Зато вдалеке зашумела сливаемая вода. В коридоре появился Андрей Петрович.
— Кому-то плохо? — встревожено спросил сосед. Закономерный вопрос: он ведь врачом был. И не каким-нибудь, а настоящим, врачом по призванию, готовым оказать человеку помощь когда угодно. Еще он был в пиджаке, надетом на голое тело. Еще он был бодрым и встрепанным.
— Нет, нет! — мурлыкнула мать, делая вид, что ей совсем не плохо. — Спасибо, Андрей Петрович, все в порядке.
— Целую ночь по квартире кто-то ходит, кричит. Никак не могу заснуть. Нервишки вдруг зашалили…
— А вы-то чего ходите? — звеняще спросил Александр.
— Я тебя умоляю… — бессильно сказала мать. Впрочем, Андрей Петрович не рассердился:
— Я? В туалет хожу, а что?
Ответом был скрип открываемой на лестницу двери, тогда он пробормотал: «Спокойно ночи» и исчез.
Мать наклонилась к сыну, поцеловала его в лоб:
— Будь умницей, ложись спать.
Хотела еще что-то добавить, глядя на Александра сухими тоскливыми глазами, но не нашлась.
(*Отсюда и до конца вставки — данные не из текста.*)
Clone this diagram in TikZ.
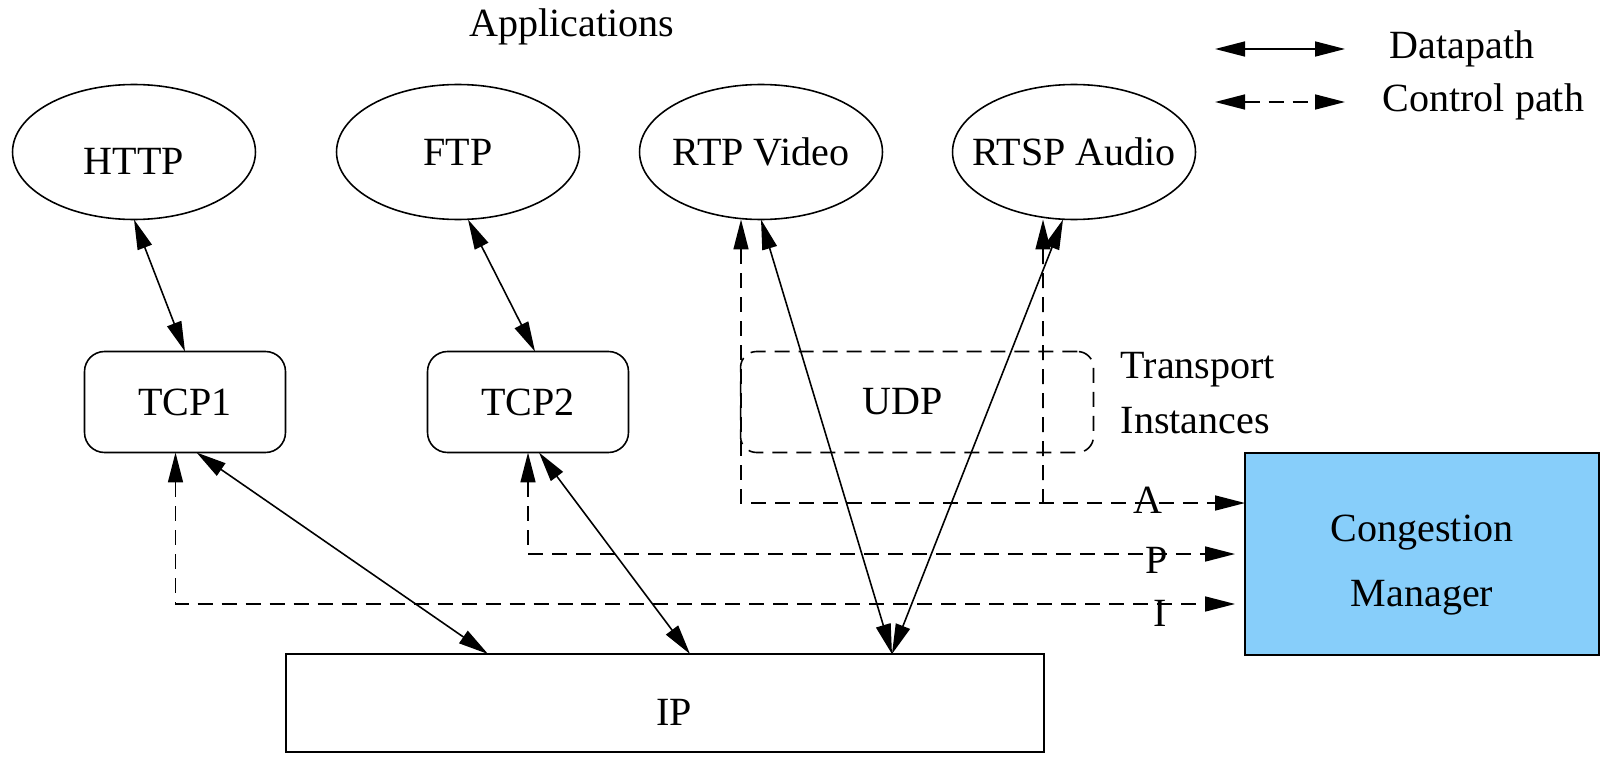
\documentclass[tikz,border=0pt]{standalone}
\usepackage{fontspec}
\setmainfont{Liberation Serif}
\usetikzlibrary{shapes.geometric,arrows.meta}
\definecolor{cmblue}{RGB}{135,206,250}

\begin{document}
\begin{tikzpicture}[x=0.02cm, y=-0.02cm, line width=0.9pt,
  font=\fontsize{22.8}{27}\selectfont,
  >={Triangle[length=0.6cm,width=0.3cm]},
  app/.style={ellipse, draw, minimum width=4.86cm, minimum height=2.7cm, inner sep=0pt, outer sep=0pt},
  tcpbox/.style={draw, rounded corners=0.4cm, minimum width=4.02cm, minimum height=2.02cm, outer sep=0pt},
  datapath/.style={<->},
  ctrlpath/.style={<->, dash pattern=on 0.3cm off 0.18cm}]
  \useasboundingbox (0,0) rectangle (1601,757);

  \node (apps) at (572,27) {Applications};
  \node[app, text height=0.9cm] (http) at (134,152) {\makebox[0pt]{HTTP}};
  \node[app] (ftp) at (458,152) {\makebox[0pt]{FTP}};
  \node[app] (rtp) at (761,152) {\makebox[0pt]{RTP Video}};
  \node[app] (rtsp) at (1074,152) {\makebox[0pt]{RTSP Audio}};

  \node[tcpbox] (tcp1) at (185,402) {TCP1};
  \node[tcpbox] (tcp2) at (528,402) {TCP2};
  \node[tcpbox, rounded corners=0.32cm, minimum width=7.06cm, dash pattern=on 0.3cm off 0.18cm] (udp) at (917,402) {\hspace*{-0.56cm}UDP};
  \node[anchor=west, align=left, font=\fontsize{22.8}{31}\selectfont] (transp) at (1114,393) {Transport\\Instances};

  \node[draw, minimum width=15.16cm, minimum height=1.96cm, outer sep=0pt, text height=0.9cm] (ip) at (665,703) {\hspace*{0.36cm}IP};
  \node[draw, fill=cmblue, minimum width=7.08cm, minimum height=4.04cm, outer sep=0pt] (cm) at (1422,554) {};
  \node[align=center, font=\fontsize{22.8}{37}\selectfont] (cmtext) at ([yshift=-0.22cm]cm.center) {Congestion\\Manager};

  \node (apiA) at (1148,500) {A};
  \node (apiP) at (1157,560) {P};
  \node (apiI) at (1160,613) {I};

  \node[anchor=west] (lgdata) at (1383,49) {Datapath};
  \node[anchor=west] (lgctrl) at (1376,102) {Control path};

  \draw[datapath] (http.south) -- (tcp1.north);
  \draw[datapath] ([xshift=0.2cm]ftp.south) -- ([xshift=0.14cm]tcp2.north);
  \draw[datapath] ([xshift=0.23cm]tcp1.south) -- ([xshift=-3.54cm]ip.north);
  \draw[datapath] ([xshift=0.22cm]tcp2.south) -- ([xshift=0.5cm]ip.north);
  \draw[datapath] (rtp.south) -- ([xshift=4.54cm]ip.north);
  \draw[datapath] ([xshift=-0.22cm]rtsp.south) -- ([xshift=4.54cm]ip.north);

  \coordinate (ajoin) at (1043,503);
  \draw[ctrlpath] ([xshift=-0.4cm]rtp.south) |- ([yshift=1.02cm]cm.west);
  \draw[ctrlpath, <-] ([xshift=-0.62cm]rtsp.south) -- (ajoin);
  \draw[ctrlpath] (tcp2.south) |- ([xshift=-0.2cm]cm.west);
  \draw[ctrlpath] ([xshift=-0.19cm]tcp1.south) |- ([xshift=-0.2cm,yshift=-1cm]cm.west);

  \draw[datapath] ([xshift=-3.36cm]lgdata.west) -- ([xshift=-0.76cm]lgdata.west);
  \draw[ctrlpath] ([xshift=-3.22cm]lgctrl.west) -- ([xshift=-0.62cm]lgctrl.west);
\end{tikzpicture}
\end{document}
Взрослые вышли на лестницу. Он вышел следом, оперся грудью о перила. Мужчина и женщина начали спускаться пешком, забыв про лифт. Он смотрел. Женщина оглядывалась. Уже с пятого этажа она громко посоветовала: «Иди домой, замерзнешь!» Когда взрослых не стало, он сел на ступеньку и подумал: «Ну и замерзну, невелика потеря». Затем положил голову на чугунный узор ограждения, с наслаждением впитав холод пылающей щекой. И продолжал думать, закрыв для удобства глаза: «Все, буду здесь Игоря ждать. Игорь обещал скоро вернуться… Или пойти пожрать, что ли? Суп можно разогреть, котлеты… Жанна котлеты лучше всех делает, потому что мясо сама на мясорубке крутит. Для Игоря старается, зараза, все для него делает, гада…» Он собрался было встать, и он бы точно встал — собственно, уже почти разжал слипшиеся веки, — если бы вдруг ступеньки не провалились куда-то.